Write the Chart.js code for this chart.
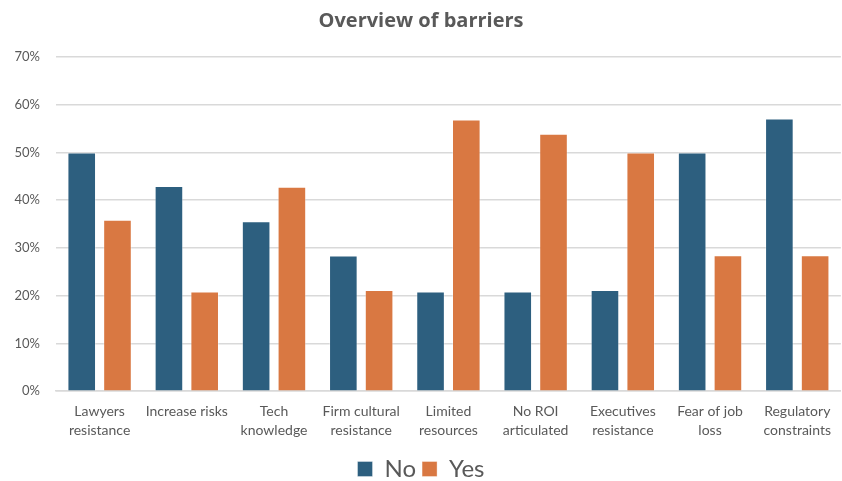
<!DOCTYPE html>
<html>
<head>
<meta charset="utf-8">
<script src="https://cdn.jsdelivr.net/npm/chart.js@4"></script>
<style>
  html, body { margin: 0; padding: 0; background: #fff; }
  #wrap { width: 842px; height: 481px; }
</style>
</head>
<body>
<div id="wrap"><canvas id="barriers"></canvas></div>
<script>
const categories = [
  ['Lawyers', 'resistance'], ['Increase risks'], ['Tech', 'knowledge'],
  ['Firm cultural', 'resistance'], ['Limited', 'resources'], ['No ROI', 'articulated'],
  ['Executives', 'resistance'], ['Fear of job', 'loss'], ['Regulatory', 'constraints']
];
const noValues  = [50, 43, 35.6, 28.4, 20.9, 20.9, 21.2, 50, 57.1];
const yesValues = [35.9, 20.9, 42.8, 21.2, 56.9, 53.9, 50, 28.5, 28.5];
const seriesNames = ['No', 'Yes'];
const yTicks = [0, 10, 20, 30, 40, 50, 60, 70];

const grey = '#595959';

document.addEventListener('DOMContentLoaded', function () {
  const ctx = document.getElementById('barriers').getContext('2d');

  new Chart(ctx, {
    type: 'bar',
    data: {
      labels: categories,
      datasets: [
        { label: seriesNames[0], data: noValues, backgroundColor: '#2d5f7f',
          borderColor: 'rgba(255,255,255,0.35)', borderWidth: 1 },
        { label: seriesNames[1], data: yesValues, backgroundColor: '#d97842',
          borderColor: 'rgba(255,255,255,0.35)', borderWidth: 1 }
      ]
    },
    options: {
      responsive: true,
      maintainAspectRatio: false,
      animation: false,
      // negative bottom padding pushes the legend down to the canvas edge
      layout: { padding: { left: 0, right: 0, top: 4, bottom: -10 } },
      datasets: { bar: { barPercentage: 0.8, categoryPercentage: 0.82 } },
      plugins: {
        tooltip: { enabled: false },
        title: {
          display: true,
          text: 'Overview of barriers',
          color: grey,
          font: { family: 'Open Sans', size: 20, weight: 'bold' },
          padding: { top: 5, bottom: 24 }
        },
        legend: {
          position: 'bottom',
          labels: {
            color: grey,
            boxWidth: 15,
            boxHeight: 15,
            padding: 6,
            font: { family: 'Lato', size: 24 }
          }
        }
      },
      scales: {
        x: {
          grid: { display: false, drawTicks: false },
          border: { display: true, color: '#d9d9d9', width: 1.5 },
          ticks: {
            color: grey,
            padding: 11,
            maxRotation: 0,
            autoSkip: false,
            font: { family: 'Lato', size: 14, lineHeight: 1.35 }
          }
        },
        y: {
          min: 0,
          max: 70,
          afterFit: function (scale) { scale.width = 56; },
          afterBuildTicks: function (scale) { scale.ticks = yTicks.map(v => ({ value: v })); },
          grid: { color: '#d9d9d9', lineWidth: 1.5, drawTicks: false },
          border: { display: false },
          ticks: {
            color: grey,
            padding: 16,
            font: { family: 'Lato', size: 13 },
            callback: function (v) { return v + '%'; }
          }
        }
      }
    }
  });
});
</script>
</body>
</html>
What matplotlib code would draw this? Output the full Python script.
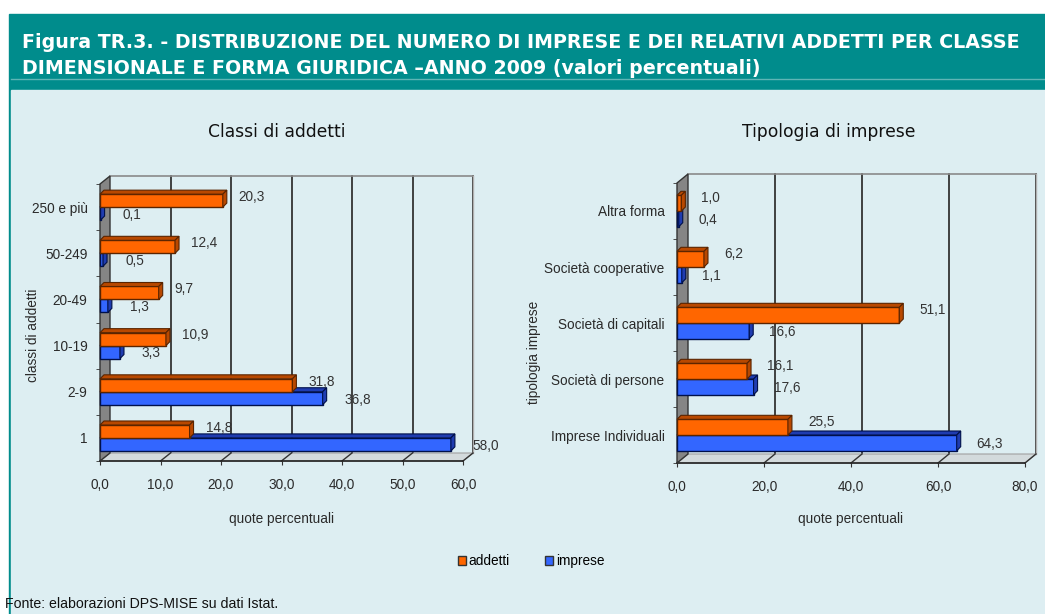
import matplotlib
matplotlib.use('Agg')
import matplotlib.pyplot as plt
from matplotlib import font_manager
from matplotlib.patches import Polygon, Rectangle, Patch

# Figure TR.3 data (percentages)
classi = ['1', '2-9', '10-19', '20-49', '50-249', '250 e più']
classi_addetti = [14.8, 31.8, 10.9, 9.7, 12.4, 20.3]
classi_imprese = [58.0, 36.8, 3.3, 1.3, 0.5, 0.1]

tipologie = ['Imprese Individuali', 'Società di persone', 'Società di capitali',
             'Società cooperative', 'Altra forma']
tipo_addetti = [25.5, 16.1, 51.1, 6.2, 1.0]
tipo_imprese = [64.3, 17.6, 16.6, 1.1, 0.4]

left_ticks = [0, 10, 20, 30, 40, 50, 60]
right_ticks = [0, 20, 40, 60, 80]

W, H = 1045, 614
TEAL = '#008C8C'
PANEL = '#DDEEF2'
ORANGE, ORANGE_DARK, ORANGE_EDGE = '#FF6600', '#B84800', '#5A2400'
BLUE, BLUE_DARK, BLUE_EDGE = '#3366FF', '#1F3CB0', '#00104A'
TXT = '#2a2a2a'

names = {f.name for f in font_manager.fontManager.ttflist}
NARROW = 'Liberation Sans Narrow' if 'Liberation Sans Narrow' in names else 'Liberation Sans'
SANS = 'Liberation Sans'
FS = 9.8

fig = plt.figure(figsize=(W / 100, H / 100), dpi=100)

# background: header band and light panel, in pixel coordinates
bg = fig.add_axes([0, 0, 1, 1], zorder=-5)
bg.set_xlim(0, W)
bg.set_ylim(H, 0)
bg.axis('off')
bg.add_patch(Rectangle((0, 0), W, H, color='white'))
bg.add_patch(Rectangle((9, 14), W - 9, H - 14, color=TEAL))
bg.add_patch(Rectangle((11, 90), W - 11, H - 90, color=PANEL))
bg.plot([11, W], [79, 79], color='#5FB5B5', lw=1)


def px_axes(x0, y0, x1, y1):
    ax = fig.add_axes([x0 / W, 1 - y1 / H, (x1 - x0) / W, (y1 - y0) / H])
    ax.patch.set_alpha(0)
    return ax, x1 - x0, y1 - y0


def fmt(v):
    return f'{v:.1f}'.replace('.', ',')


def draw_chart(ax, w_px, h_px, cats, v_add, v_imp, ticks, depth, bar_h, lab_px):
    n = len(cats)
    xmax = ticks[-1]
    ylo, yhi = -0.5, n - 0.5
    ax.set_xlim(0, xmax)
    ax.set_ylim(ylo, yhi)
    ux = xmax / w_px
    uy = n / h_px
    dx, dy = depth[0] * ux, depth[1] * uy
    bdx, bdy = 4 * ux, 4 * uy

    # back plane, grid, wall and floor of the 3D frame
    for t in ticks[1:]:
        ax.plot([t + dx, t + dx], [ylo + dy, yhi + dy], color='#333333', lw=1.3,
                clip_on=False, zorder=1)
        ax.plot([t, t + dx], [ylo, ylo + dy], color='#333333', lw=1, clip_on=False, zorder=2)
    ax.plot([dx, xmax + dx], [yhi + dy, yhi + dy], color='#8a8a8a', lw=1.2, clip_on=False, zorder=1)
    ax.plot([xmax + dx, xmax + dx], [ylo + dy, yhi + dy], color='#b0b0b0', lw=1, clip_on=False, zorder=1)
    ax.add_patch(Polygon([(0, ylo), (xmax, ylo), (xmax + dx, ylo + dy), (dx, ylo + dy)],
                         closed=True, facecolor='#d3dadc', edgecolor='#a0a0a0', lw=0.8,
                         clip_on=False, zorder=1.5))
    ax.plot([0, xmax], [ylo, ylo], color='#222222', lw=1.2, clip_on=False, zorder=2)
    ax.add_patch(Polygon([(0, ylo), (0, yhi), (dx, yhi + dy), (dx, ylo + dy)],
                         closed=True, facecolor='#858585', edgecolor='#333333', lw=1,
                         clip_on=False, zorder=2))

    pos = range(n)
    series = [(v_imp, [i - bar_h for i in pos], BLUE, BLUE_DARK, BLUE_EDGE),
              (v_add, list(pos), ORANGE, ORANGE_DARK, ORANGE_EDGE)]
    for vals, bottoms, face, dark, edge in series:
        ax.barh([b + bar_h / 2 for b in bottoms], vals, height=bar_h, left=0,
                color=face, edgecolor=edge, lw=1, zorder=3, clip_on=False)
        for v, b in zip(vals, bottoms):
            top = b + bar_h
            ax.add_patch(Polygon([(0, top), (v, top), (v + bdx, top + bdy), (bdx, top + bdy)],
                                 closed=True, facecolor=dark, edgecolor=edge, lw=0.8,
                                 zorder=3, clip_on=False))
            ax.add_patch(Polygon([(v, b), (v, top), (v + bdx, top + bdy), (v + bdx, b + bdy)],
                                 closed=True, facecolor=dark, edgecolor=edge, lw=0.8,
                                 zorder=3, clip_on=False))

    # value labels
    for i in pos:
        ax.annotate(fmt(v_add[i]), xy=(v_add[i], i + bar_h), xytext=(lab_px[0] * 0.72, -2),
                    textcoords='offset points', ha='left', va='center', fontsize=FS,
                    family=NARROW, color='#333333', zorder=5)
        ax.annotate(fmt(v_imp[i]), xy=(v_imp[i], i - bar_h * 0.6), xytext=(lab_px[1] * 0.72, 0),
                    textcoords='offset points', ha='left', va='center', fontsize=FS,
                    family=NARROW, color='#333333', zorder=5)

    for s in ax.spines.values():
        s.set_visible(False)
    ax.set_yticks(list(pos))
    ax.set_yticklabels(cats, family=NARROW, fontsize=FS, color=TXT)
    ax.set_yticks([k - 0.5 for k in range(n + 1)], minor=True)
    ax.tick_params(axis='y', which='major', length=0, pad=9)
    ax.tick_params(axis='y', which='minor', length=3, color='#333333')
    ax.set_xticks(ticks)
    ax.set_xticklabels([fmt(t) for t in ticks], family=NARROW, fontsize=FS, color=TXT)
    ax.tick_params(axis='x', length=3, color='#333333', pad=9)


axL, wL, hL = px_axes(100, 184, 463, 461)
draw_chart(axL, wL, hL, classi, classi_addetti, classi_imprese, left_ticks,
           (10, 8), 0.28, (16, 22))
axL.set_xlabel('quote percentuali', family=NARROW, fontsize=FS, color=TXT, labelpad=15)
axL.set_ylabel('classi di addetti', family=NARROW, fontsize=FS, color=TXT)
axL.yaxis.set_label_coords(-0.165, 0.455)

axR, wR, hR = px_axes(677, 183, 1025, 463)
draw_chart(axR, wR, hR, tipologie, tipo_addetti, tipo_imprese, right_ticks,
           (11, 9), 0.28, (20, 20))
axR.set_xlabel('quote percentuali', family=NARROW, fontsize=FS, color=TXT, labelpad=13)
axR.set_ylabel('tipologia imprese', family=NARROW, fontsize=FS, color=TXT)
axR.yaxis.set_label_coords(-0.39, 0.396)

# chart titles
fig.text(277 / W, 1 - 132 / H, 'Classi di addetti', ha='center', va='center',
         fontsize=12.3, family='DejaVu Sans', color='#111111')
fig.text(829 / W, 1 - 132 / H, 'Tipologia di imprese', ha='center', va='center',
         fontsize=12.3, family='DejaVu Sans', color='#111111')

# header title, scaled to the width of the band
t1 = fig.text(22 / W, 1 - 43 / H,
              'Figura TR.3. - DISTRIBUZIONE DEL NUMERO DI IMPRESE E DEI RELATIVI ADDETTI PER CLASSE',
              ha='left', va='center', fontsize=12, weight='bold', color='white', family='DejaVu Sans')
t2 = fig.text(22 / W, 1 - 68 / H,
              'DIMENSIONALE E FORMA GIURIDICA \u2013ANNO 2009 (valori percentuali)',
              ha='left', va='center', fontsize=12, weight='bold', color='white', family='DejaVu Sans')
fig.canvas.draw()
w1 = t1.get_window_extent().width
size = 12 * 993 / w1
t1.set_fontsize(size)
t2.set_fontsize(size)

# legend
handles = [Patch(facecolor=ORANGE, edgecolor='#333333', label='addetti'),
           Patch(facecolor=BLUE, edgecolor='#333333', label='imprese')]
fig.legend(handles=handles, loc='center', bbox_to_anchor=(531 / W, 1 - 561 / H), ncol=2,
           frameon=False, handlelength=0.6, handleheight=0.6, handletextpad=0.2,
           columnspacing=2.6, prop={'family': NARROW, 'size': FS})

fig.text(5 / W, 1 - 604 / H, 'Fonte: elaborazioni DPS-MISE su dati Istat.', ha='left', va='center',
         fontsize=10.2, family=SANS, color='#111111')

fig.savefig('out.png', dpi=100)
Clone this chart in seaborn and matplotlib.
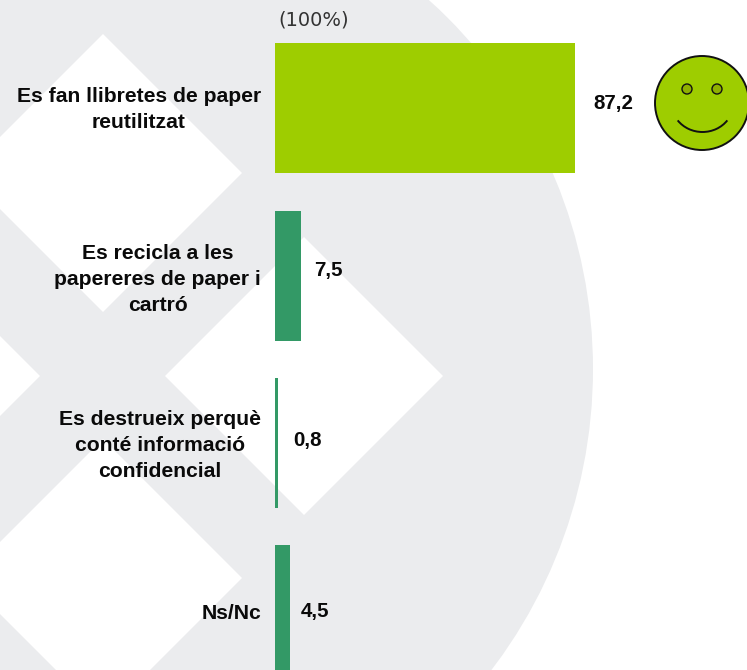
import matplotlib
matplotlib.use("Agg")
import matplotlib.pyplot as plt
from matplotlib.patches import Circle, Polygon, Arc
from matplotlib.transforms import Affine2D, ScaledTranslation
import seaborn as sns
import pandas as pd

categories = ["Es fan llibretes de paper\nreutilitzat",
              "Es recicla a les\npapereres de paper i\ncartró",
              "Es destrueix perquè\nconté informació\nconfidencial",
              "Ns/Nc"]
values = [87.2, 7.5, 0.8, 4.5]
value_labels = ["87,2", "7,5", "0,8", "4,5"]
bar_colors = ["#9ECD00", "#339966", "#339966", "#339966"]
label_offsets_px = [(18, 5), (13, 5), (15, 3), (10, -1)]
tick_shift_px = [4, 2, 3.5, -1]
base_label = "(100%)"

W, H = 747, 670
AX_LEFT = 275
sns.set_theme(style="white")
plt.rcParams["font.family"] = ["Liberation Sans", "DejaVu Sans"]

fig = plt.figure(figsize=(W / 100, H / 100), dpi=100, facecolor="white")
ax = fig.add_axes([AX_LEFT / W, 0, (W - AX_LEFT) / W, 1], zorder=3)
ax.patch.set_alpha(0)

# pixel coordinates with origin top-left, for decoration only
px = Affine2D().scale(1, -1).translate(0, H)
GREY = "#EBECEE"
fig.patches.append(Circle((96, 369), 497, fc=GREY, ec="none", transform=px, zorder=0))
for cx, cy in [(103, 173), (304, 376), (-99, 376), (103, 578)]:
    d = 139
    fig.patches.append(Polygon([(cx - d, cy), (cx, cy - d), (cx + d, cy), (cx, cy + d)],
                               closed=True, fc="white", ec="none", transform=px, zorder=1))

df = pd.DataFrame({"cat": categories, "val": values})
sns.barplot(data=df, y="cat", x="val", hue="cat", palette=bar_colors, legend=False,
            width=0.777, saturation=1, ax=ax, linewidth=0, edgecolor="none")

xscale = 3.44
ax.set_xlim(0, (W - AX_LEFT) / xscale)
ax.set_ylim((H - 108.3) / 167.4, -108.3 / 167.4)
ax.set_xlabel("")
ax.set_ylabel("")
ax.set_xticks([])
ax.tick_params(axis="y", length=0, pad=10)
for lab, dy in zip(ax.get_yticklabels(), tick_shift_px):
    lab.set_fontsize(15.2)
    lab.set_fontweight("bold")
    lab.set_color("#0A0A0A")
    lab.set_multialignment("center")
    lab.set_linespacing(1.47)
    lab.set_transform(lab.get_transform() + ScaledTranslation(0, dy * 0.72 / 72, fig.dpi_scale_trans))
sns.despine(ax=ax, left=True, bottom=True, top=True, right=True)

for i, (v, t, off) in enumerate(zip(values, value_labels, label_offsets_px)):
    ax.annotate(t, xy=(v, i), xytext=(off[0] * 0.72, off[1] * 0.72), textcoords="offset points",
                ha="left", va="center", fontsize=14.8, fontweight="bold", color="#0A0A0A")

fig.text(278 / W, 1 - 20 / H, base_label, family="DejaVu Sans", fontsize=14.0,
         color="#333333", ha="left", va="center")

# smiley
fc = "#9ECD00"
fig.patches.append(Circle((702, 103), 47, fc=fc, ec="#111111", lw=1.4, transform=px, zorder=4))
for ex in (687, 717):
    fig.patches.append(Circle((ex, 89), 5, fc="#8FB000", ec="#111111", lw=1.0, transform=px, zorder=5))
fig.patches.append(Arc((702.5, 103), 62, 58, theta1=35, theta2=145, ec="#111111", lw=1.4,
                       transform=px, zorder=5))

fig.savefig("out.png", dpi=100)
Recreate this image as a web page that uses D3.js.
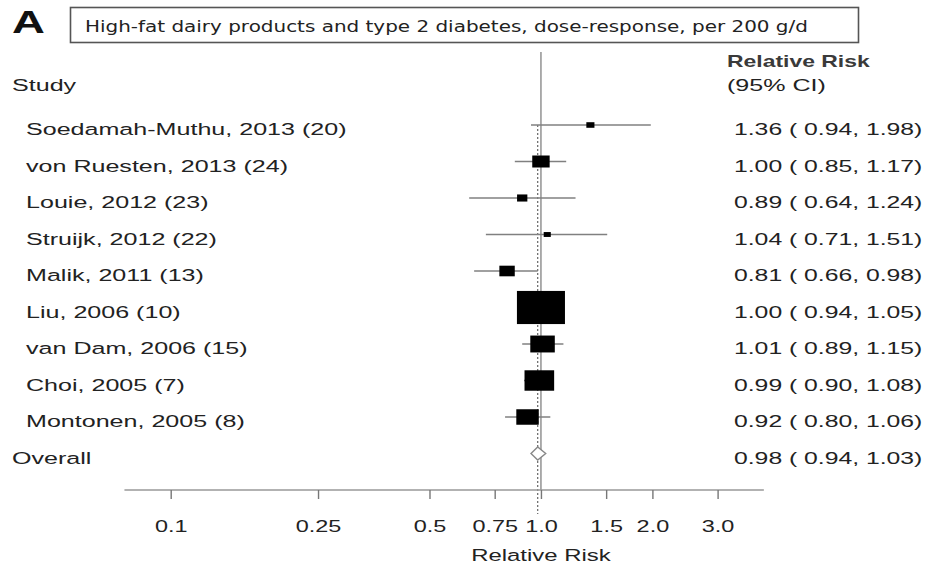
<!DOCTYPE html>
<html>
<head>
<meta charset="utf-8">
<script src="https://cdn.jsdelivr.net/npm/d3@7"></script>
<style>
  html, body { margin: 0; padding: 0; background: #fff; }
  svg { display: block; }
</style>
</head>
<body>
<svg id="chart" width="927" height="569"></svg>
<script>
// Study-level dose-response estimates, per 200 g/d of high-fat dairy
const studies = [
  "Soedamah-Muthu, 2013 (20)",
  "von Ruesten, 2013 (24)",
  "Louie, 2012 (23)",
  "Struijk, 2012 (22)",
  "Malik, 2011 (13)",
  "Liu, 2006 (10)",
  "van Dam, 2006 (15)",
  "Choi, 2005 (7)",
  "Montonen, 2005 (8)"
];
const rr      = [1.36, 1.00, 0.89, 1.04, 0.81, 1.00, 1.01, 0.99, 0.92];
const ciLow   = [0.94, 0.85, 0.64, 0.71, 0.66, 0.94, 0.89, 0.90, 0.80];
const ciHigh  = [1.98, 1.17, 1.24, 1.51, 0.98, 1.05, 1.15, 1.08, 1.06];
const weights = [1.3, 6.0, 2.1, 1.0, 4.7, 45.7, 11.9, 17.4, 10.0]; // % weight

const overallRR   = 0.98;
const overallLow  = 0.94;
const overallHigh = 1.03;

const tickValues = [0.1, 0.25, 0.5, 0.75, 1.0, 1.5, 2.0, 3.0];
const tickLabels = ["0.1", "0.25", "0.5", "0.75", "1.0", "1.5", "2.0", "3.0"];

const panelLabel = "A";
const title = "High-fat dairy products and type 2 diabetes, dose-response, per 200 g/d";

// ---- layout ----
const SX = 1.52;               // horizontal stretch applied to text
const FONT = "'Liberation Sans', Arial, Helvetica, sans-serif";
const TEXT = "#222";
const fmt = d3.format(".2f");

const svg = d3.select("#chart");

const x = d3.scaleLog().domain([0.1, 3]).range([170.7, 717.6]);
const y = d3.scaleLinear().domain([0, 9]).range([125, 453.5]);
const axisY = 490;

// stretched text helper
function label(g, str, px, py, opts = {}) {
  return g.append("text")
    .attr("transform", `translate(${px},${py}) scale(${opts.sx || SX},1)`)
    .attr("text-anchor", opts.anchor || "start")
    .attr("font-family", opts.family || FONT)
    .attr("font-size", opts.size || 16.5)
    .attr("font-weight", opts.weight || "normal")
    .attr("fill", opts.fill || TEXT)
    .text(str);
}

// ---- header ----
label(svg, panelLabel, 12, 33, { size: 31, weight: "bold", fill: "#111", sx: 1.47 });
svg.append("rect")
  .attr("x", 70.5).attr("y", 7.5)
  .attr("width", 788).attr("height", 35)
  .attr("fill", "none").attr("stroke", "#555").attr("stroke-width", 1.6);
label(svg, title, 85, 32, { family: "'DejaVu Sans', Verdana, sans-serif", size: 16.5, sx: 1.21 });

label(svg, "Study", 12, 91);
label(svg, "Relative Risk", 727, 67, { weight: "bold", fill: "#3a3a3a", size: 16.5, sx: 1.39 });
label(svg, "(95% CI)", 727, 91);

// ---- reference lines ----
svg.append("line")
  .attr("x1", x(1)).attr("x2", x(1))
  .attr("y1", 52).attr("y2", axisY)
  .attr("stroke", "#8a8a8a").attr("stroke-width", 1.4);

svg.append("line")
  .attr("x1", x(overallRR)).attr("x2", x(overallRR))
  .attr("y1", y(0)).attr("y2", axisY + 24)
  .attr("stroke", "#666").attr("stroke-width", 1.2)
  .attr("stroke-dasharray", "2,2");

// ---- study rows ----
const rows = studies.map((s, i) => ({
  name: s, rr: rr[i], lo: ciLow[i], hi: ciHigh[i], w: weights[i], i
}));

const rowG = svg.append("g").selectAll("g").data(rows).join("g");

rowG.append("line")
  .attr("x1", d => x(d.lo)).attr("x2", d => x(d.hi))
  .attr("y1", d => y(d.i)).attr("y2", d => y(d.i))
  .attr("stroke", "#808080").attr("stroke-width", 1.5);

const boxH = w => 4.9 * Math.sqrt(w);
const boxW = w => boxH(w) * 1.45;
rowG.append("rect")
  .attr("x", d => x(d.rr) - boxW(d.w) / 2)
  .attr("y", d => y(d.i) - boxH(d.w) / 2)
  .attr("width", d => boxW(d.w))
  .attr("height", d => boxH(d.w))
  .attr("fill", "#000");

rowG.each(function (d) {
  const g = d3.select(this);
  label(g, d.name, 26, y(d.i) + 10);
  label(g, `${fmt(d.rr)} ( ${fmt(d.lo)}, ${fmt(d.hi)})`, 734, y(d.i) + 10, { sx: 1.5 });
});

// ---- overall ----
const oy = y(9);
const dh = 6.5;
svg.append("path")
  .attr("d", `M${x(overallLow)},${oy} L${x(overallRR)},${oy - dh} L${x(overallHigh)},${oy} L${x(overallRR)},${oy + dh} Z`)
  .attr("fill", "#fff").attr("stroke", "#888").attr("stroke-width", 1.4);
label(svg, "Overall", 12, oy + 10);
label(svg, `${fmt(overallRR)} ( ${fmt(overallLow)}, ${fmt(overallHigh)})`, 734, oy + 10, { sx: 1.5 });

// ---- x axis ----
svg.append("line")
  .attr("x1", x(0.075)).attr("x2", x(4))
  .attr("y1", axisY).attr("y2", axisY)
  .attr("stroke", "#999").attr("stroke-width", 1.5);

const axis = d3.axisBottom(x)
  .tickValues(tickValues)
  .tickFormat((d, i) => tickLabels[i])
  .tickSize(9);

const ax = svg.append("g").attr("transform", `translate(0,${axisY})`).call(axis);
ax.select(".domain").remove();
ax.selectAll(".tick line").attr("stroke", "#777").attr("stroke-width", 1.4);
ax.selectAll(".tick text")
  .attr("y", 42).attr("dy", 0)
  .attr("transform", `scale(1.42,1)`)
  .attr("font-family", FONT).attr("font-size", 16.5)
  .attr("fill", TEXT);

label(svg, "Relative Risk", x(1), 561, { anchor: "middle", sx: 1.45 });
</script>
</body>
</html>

____________

▶ **WORK TO BE COMPLETED**
Extract, without any images, the part of the material above that opens with the line containing "What matplotlib code" and closes with the line containing "classi_imprese = [58.0, 36.8, 3.3, 1.3, 0.5, 0.1]", both lines included.

▶ **WRITTEN REPLY**
What matplotlib code would draw this? Output the full Python script.
import matplotlib
matplotlib.use('Agg')
import matplotlib.pyplot as plt
from matplotlib import font_manager
from matplotlib.patches import Polygon, Rectangle, Patch

# Figure TR.3 data (percentages)
classi = ['1', '2-9', '10-19', '20-49', '50-249', '250 e più']
classi_addetti = [14.8, 31.8, 10.9, 9.7, 12.4, 20.3]
classi_imprese = [58.0, 36.8, 3.3, 1.3, 0.5, 0.1]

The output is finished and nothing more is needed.